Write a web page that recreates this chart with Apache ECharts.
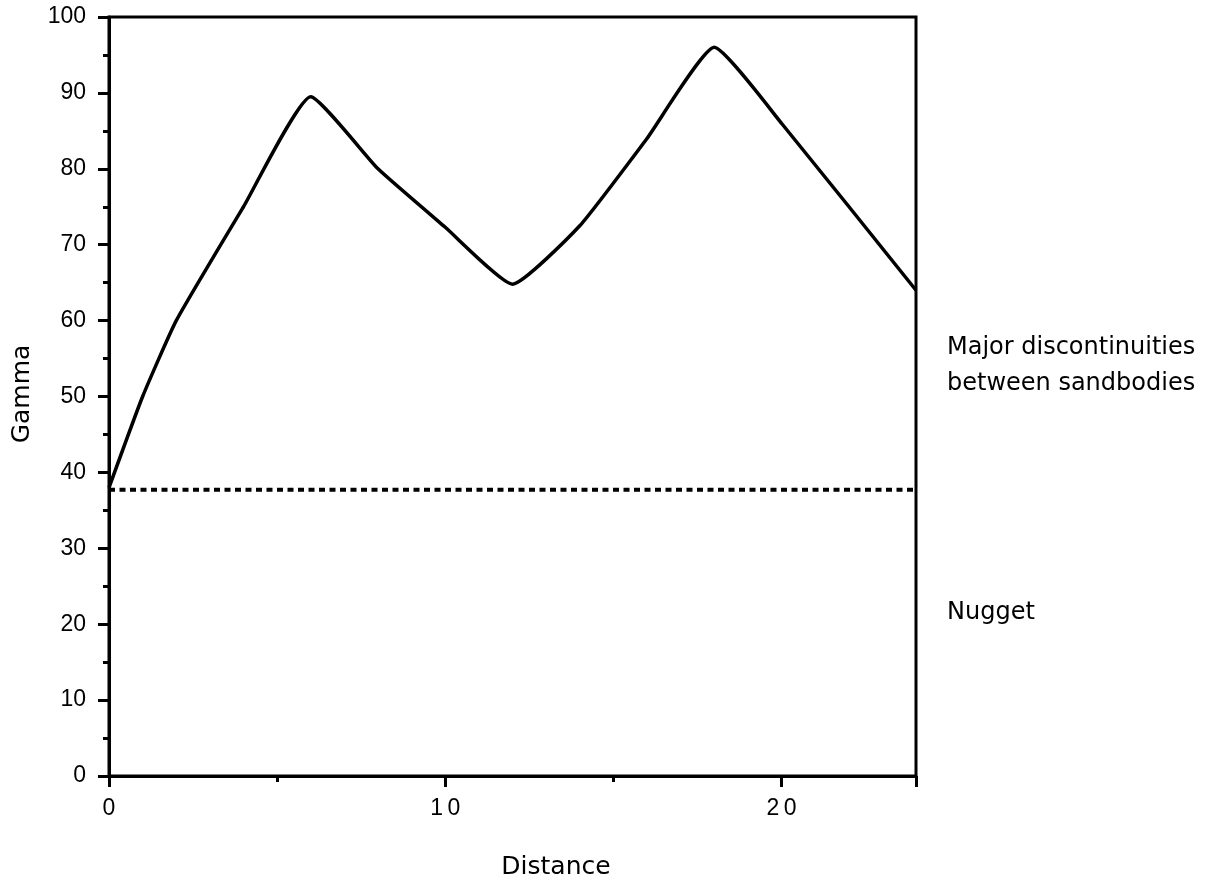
<!DOCTYPE html>
<html><head><meta charset="utf-8">
<script src="https://cdn.jsdelivr.net/npm/echarts@6/dist/echarts.min.js"></script>
<style>html,body{margin:0;padding:0;background:#fff}#c{width:1209px;height:886px}</style>
</head><body><div id="c"></div>
<script>
const distance = [0, 1, 2, 4, 6, 8, 10, 12, 14, 16, 18, 20, 24];
const gamma = [38, 50, 60, 75, 89.5, 80, 72.3, 64.8, 72.5, 84, 96, 86, 64];
const nuggetLevel = 37.7;
const xTickLabels = {0: '0', 10: '1\u20090', 20: '2\u20090'};
const yLabel = 'Gamma';
const xLabel = 'Distance';
const noteTop1 = 'Major discontinuities';
const noteTop2 = 'between sandbodies';
const noteBottom = 'Nugget';

const chart = echarts.init(document.getElementById('c'));
const font = '"Liberation Sans", Arial, Helvetica, sans-serif';
const tfont = '"DejaVu Sans", sans-serif';
chart.setOption({
  animation: false,
  grid: {left: 109, right: 293, top: 17, bottom: 110, show: true, borderColor: '#000', borderWidth: 3, backgroundColor: 'transparent'},
  xAxis: {
    type: 'value', min: 0, max: 24, interval: 10,
    axisLine: {show: true, lineStyle: {color: '#000', width: 3}},
    axisTick: {show: true, inside: false, length: 11, lineStyle: {color: '#000', width: 3}},
    minorTick: {show: true, splitNumber: 2, length: 6, lineStyle: {color: '#000', width: 3}},
    splitLine: {show: false},
    axisLabel: {color: '#000', fontSize: 23, fontFamily: font, margin: 21,
      formatter: v => xTickLabels[v] !== undefined ? xTickLabels[v] : ''}
  },
  yAxis: {
    type: 'value', min: 0, max: 100, interval: 10,
    axisLine: {show: true, lineStyle: {color: '#000', width: 3}},
    axisTick: {show: true, length: 11, lineStyle: {color: '#000', width: 3}},
    minorTick: {show: true, splitNumber: 2, length: 6, lineStyle: {color: '#000', width: 3}},
    splitLine: {show: false},
    axisLabel: {color: '#000', fontSize: 23, fontFamily: font, margin: 23}
  },
  series: [
    {type: 'line', data: distance.map((d, i) => [d, gamma[i]]), smooth: 0.15,
      showSymbol: false, lineStyle: {color: '#000', width: 3.5}},
    {type: 'line', data: [[0, nuggetLevel], [24, nuggetLevel]], showSymbol: false,
      lineStyle: {color: '#000', width: 4, type: [6, 4.5]}}
  ],
  graphic: [
    {type: 'text', x: 22, y: 394, rotation: Math.PI / 2, style: {text: yLabel, x: 0, y: 0, font: '25px ' + tfont, fill: '#000', align: 'center', verticalAlign: 'middle'}},
    {type: 'text', style: {text: xLabel, x: 556, y: 867, font: '25px ' + tfont, fill: '#000', align: 'center', verticalAlign: 'middle'}},
    {type: 'text', style: {text: noteTop1, x: 947, y: 348, font: '24px ' + tfont, fill: '#000', align: 'left', verticalAlign: 'middle'}},
    {type: 'text', style: {text: noteTop2, x: 947, y: 384, font: '24px ' + tfont, fill: '#000', align: 'left', verticalAlign: 'middle'}},
    {type: 'text', style: {text: noteBottom, x: 947, y: 613, font: '24px ' + tfont, fill: '#000', align: 'left', verticalAlign: 'middle'}}
  ]
});
</script></body></html>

____

## [Requirement]
Transcribe the listing in full. Omit the pictures and keep every line exact.

## [Result below]
Write a web page that recreates this chart with Apache ECharts.
<!DOCTYPE html>
<html><head><meta charset="utf-8">
<script src="https://cdn.jsdelivr.net/npm/echarts@6/dist/echarts.min.js"></script>
<style>html,body{margin:0;padding:0;background:#fff}#c{width:1209px;height:886px}</style>
</head><body><div id="c"></div>
<script>
const distance = [0, 1, 2, 4, 6, 8, 10, 12, 14, 16, 18, 20, 24];
const gamma = [38, 50, 60, 75, 89.5, 80, 72.3, 64.8, 72.5, 84, 96, 86, 64];
const nuggetLevel = 37.7;
const xTickLabels = {0: '0', 10: '1\u20090', 20: '2\u20090'};
const yLabel = 'Gamma';
const xLabel = 'Distance';
const noteTop1 = 'Major discontinuities';
const noteTop2 = 'between sandbodies';
const noteBottom = 'Nugget';

const chart = echarts.init(document.getElementById('c'));
const font = '"Liberation Sans", Arial, Helvetica, sans-serif';
const tfont = '"DejaVu Sans", sans-serif';
chart.setOption({
  animation: false,
  grid: {left: 109, right: 293, top: 17, bottom: 110, show: true, borderColor: '#000', borderWidth: 3, backgroundColor: 'transparent'},
  xAxis: {
    type: 'value', min: 0, max: 24, interval: 10,
    axisLine: {show: true, lineStyle: {color: '#000', width: 3}},
    axisTick: {show: true, inside: false, length: 11, lineStyle: {color: '#000', width: 3}},
    minorTick: {show: true, splitNumber: 2, length: 6, lineStyle: {color: '#000', width: 3}},
    splitLine: {show: false},
    axisLabel: {color: '#000', fontSize: 23, fontFamily: font, margin: 21,
      formatter: v => xTickLabels[v] !== undefined ? xTickLabels[v] : ''}
  },
  yAxis: {
    type: 'value', min: 0, max: 100, interval: 10,
    axisLine: {show: true, lineStyle: {color: '#000', width: 3}},
    axisTick: {show: true, length: 11, lineStyle: {color: '#000', width: 3}},
    minorTick: {show: true, splitNumber: 2, length: 6, lineStyle: {color: '#000', width: 3}},
    splitLine: {show: false},
    axisLabel: {color: '#000', fontSize: 23, fontFamily: font, margin: 23}
  },
  series: [
    {type: 'line', data: distance.map((d, i) => [d, gamma[i]]), smooth: 0.15,
      showSymbol: false, lineStyle: {color: '#000', width: 3.5}},
    {type: 'line', data: [[0, nuggetLevel], [24, nuggetLevel]], showSymbol: false,
      lineStyle: {color: '#000', width: 4, type: [6, 4.5]}}
  ],
  graphic: [
    {type: 'text', x: 22, y: 394, rotation: Math.PI / 2, style: {text: yLabel, x: 0, y: 0, font: '25px ' + tfont, fill: '#000', align: 'center', verticalAlign: 'middle'}},
    {type: 'text', style: {text: xLabel, x: 556, y: 867, font: '25px ' + tfont, fill: '#000', align: 'center', verticalAlign: 'middle'}},
    {type: 'text', style: {text: noteTop1, x: 947, y: 348, font: '24px ' + tfont, fill: '#000', align: 'left', verticalAlign: 'middle'}},
    {type: 'text', style: {text: noteTop2, x: 947, y: 384, font: '24px ' + tfont, fill: '#000', align: 'left', verticalAlign: 'middle'}},
    {type: 'text', style: {text: noteBottom, x: 947, y: 613, font: '24px ' + tfont, fill: '#000', align: 'left', verticalAlign: 'middle'}}
  ]
});
</script></body></html>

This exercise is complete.